Village in East Azerbaijan province, Iran

Sowmaeh-ye Sofla (صومعه سفلي) (Note: Also romanized as Sowma‘eh-ye Soflá; also known as Şowma‘eh, Şowma‘eh-ye Pā’īn, and Sowme‘eh-ye Pā’īn) is a village in Gavineh Rud Rural District of Sowmaeh District in Torkamanchay County, East Azerbaijan province, Iran.

==Demographics==
===Population===
At the time of the 2006 National Census, the village's population was 186 in 45 households, when it was in Barvanan-e Sharqi Rural District of Torkamanchay District (Note: Renamed the Central District of Torkamanchay County) in Mianeh County.
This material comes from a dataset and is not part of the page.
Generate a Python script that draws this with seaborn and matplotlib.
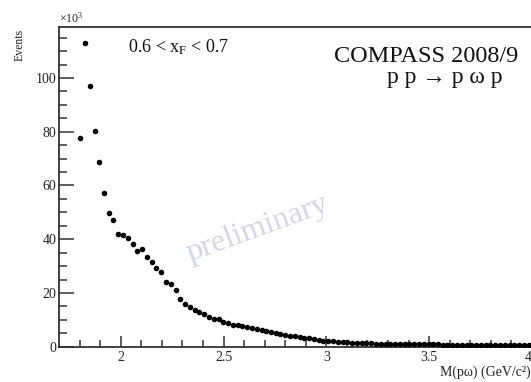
import numpy as np
import pandas as pd
import matplotlib
matplotlib.use("Agg")
import matplotlib.pyplot as plt
import seaborn as sns

# Bin centres of M(p omega) in GeV/c^2
mass = [1.803, 1.826, 1.849, 1.873, 1.896, 1.919, 1.942, 1.965, 1.989, 2.012,
        2.035, 2.058, 2.081, 2.105, 2.128, 2.151, 2.174, 2.197, 2.221, 2.244,
        2.267, 2.290, 2.313, 2.337, 2.360, 2.383, 2.406, 2.429, 2.453, 2.476,
        2.499, 2.522, 2.545, 2.569, 2.592, 2.615, 2.638, 2.661, 2.685, 2.708,
        2.731, 2.754, 2.777, 2.801, 2.824, 2.847, 2.870, 2.893, 2.917, 2.940,
        2.963, 2.986, 3.009, 3.033, 3.056, 3.079, 3.102, 3.125, 3.149, 3.172,
        3.195, 3.218, 3.241, 3.265, 3.288, 3.311, 3.334, 3.357, 3.381, 3.404,
        3.427, 3.450, 3.473, 3.497, 3.520, 3.543, 3.566, 3.589, 3.613, 3.636,
        3.659, 3.682, 3.705, 3.729, 3.752, 3.775, 3.798, 3.821, 3.845, 3.868,
        3.891, 3.914, 3.937, 3.961, 3.984]

# Events in units of 10^3
events = [77.5, 113.0, 97.1, 80.4, 68.6, 57.3, 49.6, 47.0, 41.8, 41.7,
          40.3, 38.1, 35.7, 36.3, 33.4, 31.5, 29.4, 27.8, 24.2, 23.3,
          21.1, 17.6, 15.9, 14.8, 13.6, 13.0, 12.0, 11.2, 10.4, 10.2,
          9.1, 8.7, 8.2, 8.0, 7.6, 7.2, 6.9, 6.5, 6.2, 5.8,
          5.5, 5.1, 4.8, 4.4, 4.1, 3.8, 3.6, 3.3, 3.1, 2.9,
          2.6, 2.3, 2.2, 2.0, 1.9, 1.7, 1.6, 1.5, 1.4, 1.3,
          1.25, 1.2, 1.15, 1.1, 1.1, 1.05, 1.0, 1.0, 0.95, 0.95,
          0.9, 0.9, 0.9, 0.85, 0.85, 0.85, 0.8, 0.8, 0.8, 0.8,
          0.75, 0.75, 0.75, 0.75, 0.7, 0.7, 0.7, 0.7, 0.7, 0.65,
          0.65, 0.65, 0.65, 0.6, 0.6]

x_major = [2.0, 2.5, 3.0, 3.5, 4.0]
x_labels = ["2", "2.5", "3", "3.5", "4"]
y_major = [0, 20, 40, 60, 80, 100]

sns.set_theme(style="ticks")
plt.rcParams["font.family"] = ["Liberation Serif", "DejaVu Serif"]
plt.rcParams["mathtext.fontset"] = "custom"
plt.rcParams["mathtext.rm"] = "Liberation Serif"
plt.rcParams["mathtext.it"] = "Liberation Serif"

df = pd.DataFrame({"mass": mass, "events": events})

fig = plt.figure(figsize=(5.31, 3.82), dpi=100)
W, H = 531, 382
left, right, top, bottom = 59, 532, 27, 346.7
ax = fig.add_axes([left / W, 1 - bottom / H, (right - left) / W, (bottom - top) / H])

sns.scatterplot(data=df, x="mass", y="events", ax=ax, color="black",
                s=16, edgecolor="black", linewidth=0, legend=False, zorder=3)

ax.set_xlim(1.7, 4.0)
ax.set_ylim(0, 118.96)
ax.set_xticks(x_major)
ax.set_xticklabels(x_labels)
ax.set_xticks(np.arange(1.8, 4.0, 0.1), minor=True)
ax.set_yticks(y_major)
ax.set_yticks(np.arange(0, 119, 5), minor=True)
ax.tick_params(axis="both", which="both", direction="in", color="#333333",
               labelsize=10, labelcolor="#222222")
ax.tick_params(axis="y", which="major", length=11, width=1.1, pad=2)
ax.tick_params(axis="y", which="minor", length=6, width=1.1)
ax.tick_params(axis="x", which="major", length=8, width=1.1, pad=3)
ax.tick_params(axis="x", which="minor", length=5, width=1.1)
ax.tick_params(top=False, right=False, which="both")
ax.get_xticklabels()[-1].set_horizontalalignment("right")
for side in ["left", "bottom", "top"]:
    ax.spines[side].set_linewidth(1.3)
    ax.spines[side].set_color("#333333")
ax.spines["right"].set_visible(False)
ax.set_xlabel("")
ax.set_ylabel("")

fig.text(20 / W, 1 - 45 / H, "Events", rotation=90, ha="center", va="center",
         fontsize=8.5, color="#222222")
fig.text(59 / W, 1 - 18 / H, r"$\times10^{3}$", ha="left", va="center",
         fontsize=8.5, color="#222222")
fig.text(531 / W, 1 - 372 / H, "M(pω) (GeV/c²)", ha="right",
         va="center", fontsize=10, color="#222222")

ax.text(128 / W, 1 - 47 / H, r"0.6 < x$_{\mathrm{F}}$ < 0.7", transform=fig.transFigure,
        ha="left", va="center", fontsize=13, color="#111111")
ax.text(426 / W, 1 - 56 / H, "COMPASS 2008/9", transform=fig.transFigure,
        ha="center", va="center", fontsize=17.5, color="#111111")
ax.text(445 / W, 1 - 78 / H, "p p → p ω p", transform=fig.transFigure,
        ha="center", va="center", fontsize=17, color="#111111")
ax.text(258 / W, 1 - 229 / H, "preliminary", transform=fig.transFigure,
        ha="center", va="center", fontsize=23, rotation=20, color="#d2d6e2",
        zorder=1)

fig.savefig("out.png", dpi=100)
The following census in 2011 counted 164 people in 45 households. The 2016 census measured the population of the village as 139 people in 48 households.

In 2024, the district was separated from the county in the establishment of Torkamanchay County and renamed the Central District. Sowmaeh-ye Sofla was transferred to Gavineh Rud Rural District created in the new Sowmaeh District.